Dans ce contexte difficile, d’où peut bien provenir ce sursaut syndical ?
Tout d’abord d’une période de redéveloppement des mouvements sociaux. Déçus de la passivité des grandes centrales syndicales, les enseignant·es américains sont allés à la rencontre de leurs confrères et consœurs mexicains et canadiens. Là ils et elles y ont découvert de nouveaux modèles de syndicalisme, loin des schémas « professionnels ». Le syndicalisme états-unien s’était bureaucratisé, prônant une action plutôt centrée sur la défense individuelle des membres et il était réticent à s’opposer aux attaques perpétrées contre l’école publique.
Les militant·es ont donc décidé d’impulser un renouveau de l’intérieur. L’exemple le plus parlant est le Comité des Enseignants de Base (CORE) qui développe un syndicalisme de lutte aux antipodes du modèle corporatiste.

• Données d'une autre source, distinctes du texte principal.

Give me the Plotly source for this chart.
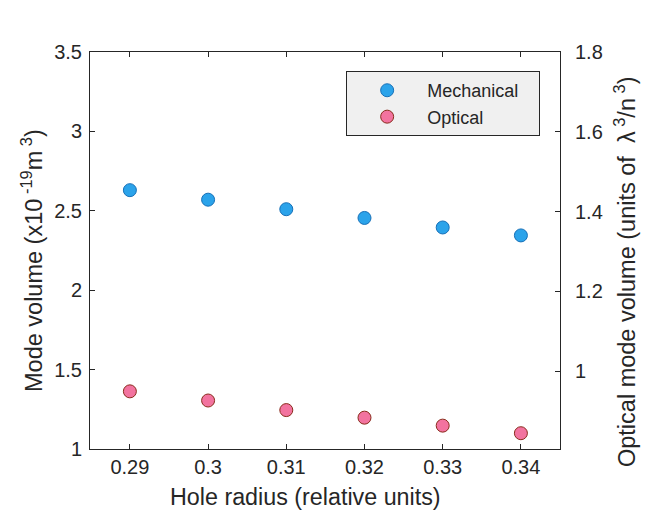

Ce nouveau syndicalisme a d’abord émergé dans les grandes mégalopoles, mais il s’implante dorénavant sur l’ensemble du territoire.

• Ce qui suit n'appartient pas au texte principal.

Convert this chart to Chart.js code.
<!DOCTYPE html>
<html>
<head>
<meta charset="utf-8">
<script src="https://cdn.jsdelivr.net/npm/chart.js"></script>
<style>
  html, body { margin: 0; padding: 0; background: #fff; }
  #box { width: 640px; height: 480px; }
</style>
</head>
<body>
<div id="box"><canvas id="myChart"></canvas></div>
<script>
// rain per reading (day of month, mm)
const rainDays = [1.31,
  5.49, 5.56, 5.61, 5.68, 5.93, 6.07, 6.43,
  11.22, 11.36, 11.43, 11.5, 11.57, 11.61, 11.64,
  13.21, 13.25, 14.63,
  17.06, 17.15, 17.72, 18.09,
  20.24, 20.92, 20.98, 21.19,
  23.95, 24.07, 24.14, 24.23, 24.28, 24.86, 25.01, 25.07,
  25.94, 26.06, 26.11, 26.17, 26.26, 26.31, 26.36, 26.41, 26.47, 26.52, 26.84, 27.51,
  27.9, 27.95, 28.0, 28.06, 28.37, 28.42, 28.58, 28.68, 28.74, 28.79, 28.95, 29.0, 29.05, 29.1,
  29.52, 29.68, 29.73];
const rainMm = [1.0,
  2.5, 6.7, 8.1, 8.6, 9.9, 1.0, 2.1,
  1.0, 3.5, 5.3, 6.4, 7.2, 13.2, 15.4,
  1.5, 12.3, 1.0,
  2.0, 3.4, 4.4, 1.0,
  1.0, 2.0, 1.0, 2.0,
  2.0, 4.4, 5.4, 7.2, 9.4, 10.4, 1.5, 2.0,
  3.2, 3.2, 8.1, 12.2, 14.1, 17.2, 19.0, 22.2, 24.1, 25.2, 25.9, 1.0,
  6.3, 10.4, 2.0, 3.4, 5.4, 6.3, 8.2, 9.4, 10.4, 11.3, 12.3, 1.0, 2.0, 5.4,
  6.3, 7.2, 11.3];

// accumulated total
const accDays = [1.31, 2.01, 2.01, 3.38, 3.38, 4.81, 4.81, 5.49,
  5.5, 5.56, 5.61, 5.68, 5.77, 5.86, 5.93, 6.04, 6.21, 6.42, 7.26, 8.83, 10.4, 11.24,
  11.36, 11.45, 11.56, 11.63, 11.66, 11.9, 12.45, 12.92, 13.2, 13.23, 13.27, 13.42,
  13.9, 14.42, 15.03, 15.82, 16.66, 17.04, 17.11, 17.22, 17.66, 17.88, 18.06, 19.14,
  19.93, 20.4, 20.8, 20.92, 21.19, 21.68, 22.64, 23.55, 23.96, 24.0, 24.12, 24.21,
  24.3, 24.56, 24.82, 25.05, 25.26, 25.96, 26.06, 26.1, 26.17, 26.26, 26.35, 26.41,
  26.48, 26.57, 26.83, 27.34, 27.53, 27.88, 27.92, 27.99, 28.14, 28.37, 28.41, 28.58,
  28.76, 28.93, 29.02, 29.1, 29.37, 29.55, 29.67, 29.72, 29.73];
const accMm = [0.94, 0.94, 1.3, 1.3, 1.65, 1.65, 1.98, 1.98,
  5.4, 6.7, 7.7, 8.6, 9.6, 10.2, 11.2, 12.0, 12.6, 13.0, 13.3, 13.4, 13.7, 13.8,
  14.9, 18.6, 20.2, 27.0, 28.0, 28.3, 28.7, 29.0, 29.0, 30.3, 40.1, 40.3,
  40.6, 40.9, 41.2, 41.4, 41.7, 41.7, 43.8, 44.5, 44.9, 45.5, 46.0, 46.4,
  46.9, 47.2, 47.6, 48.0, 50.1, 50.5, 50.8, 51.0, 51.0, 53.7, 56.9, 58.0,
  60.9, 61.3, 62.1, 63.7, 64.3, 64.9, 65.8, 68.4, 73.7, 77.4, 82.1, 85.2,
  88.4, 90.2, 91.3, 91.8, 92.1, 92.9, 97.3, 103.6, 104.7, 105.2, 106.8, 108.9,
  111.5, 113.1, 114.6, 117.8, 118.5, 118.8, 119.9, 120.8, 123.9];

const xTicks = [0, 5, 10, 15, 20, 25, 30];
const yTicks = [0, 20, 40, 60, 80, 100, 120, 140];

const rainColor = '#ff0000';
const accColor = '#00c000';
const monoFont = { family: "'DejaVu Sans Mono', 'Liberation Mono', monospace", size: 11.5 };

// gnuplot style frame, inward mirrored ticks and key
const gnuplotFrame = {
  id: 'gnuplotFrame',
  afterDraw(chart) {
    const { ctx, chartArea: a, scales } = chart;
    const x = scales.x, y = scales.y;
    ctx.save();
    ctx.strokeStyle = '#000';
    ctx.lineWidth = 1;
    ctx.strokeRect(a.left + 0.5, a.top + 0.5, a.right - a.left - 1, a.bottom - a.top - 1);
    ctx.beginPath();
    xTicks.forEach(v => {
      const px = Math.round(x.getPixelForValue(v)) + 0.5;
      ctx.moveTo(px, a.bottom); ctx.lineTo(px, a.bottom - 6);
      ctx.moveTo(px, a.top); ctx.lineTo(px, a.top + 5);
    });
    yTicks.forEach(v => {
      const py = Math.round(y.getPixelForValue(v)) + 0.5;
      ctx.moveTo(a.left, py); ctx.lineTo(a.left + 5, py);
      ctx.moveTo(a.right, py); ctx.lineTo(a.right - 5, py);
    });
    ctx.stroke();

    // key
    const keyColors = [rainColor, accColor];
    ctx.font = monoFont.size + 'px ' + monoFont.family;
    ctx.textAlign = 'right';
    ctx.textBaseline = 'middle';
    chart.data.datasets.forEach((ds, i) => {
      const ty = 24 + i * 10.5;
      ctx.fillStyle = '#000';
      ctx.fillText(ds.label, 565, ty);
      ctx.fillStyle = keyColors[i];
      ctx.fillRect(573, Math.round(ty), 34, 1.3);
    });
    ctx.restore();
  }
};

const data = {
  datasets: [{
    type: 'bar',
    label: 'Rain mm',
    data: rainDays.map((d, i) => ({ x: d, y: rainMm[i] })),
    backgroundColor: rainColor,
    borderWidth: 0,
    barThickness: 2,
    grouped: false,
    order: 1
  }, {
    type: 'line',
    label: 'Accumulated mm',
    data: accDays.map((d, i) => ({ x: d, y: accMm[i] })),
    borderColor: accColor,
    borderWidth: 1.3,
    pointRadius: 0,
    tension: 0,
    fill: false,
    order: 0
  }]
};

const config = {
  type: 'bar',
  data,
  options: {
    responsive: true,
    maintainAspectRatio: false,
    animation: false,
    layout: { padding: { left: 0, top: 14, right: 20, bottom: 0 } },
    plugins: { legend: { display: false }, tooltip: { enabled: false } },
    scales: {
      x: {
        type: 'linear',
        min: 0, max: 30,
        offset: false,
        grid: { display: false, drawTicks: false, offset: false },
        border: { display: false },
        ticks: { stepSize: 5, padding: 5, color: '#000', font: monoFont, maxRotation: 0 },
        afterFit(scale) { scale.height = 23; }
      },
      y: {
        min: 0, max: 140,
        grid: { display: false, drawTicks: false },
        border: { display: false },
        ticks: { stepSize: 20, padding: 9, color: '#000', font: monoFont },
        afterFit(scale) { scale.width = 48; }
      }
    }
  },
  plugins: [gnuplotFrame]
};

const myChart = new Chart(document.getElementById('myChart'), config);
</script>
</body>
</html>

Trois éléments ont contribué à son succès
1) Une stratégie d’action basée sur la surprise et le spectaculaire
Les syndicats ont décidé d’orienter le combat vers les médias en développant des campagnes ciblées sur les réseaux sociaux.
2) Une méthode de communication centrée sur le vécu des salarié·es vulnérables
Les logos des organisations syndicales sont peu ou pas présents ; les prises de paroles ne sont plus le fait de responsables syndicaux ; et dans les discours et les écrits le traditionnel vocabulaire syndical s’efface peu à peu (capital, classe, exploitation, par exemple). Le succès des campagnes réside dans la mise en avant des collègues les plus précarisés au travers de « narrations ». Ce choix est ainsi argumenté : « C’est très facile de critiquer une idée. Mais il est beaucoup plus difficile de critiquer le vécu d’une personne en difficulté ».
3) Une politique d’alliance large, englobant la société civile et les nouveaux mouvements sociaux
Le syndicalisme états-unien construit des alliances avec la société civile. Les parents d’élèves sont les partenaires privilégiés des CORE. Les syndicalistes nouent des liens très solides avec les associations des quartiers, ouvrant ainsi leurs audiences à d’autres publics. De plus le soutien de personnalités publiques est sciemment recherché : pasteur·oresses, sportif·ves, politicien·nes, etc. C’est un mouvement plus vaste, appelé « Red for Ed » (le Rouge pour l’Éducation) qui se construit dans tout le pays.
Le renouveau syndical enseignant est une réalité aux États-Unis. Les incontestables réussites qu’ont connues les CORE doivent nous interroger en tant que syndicalistes français sur la manière d’adapter notre militantisme et notre façon de mener des luttes.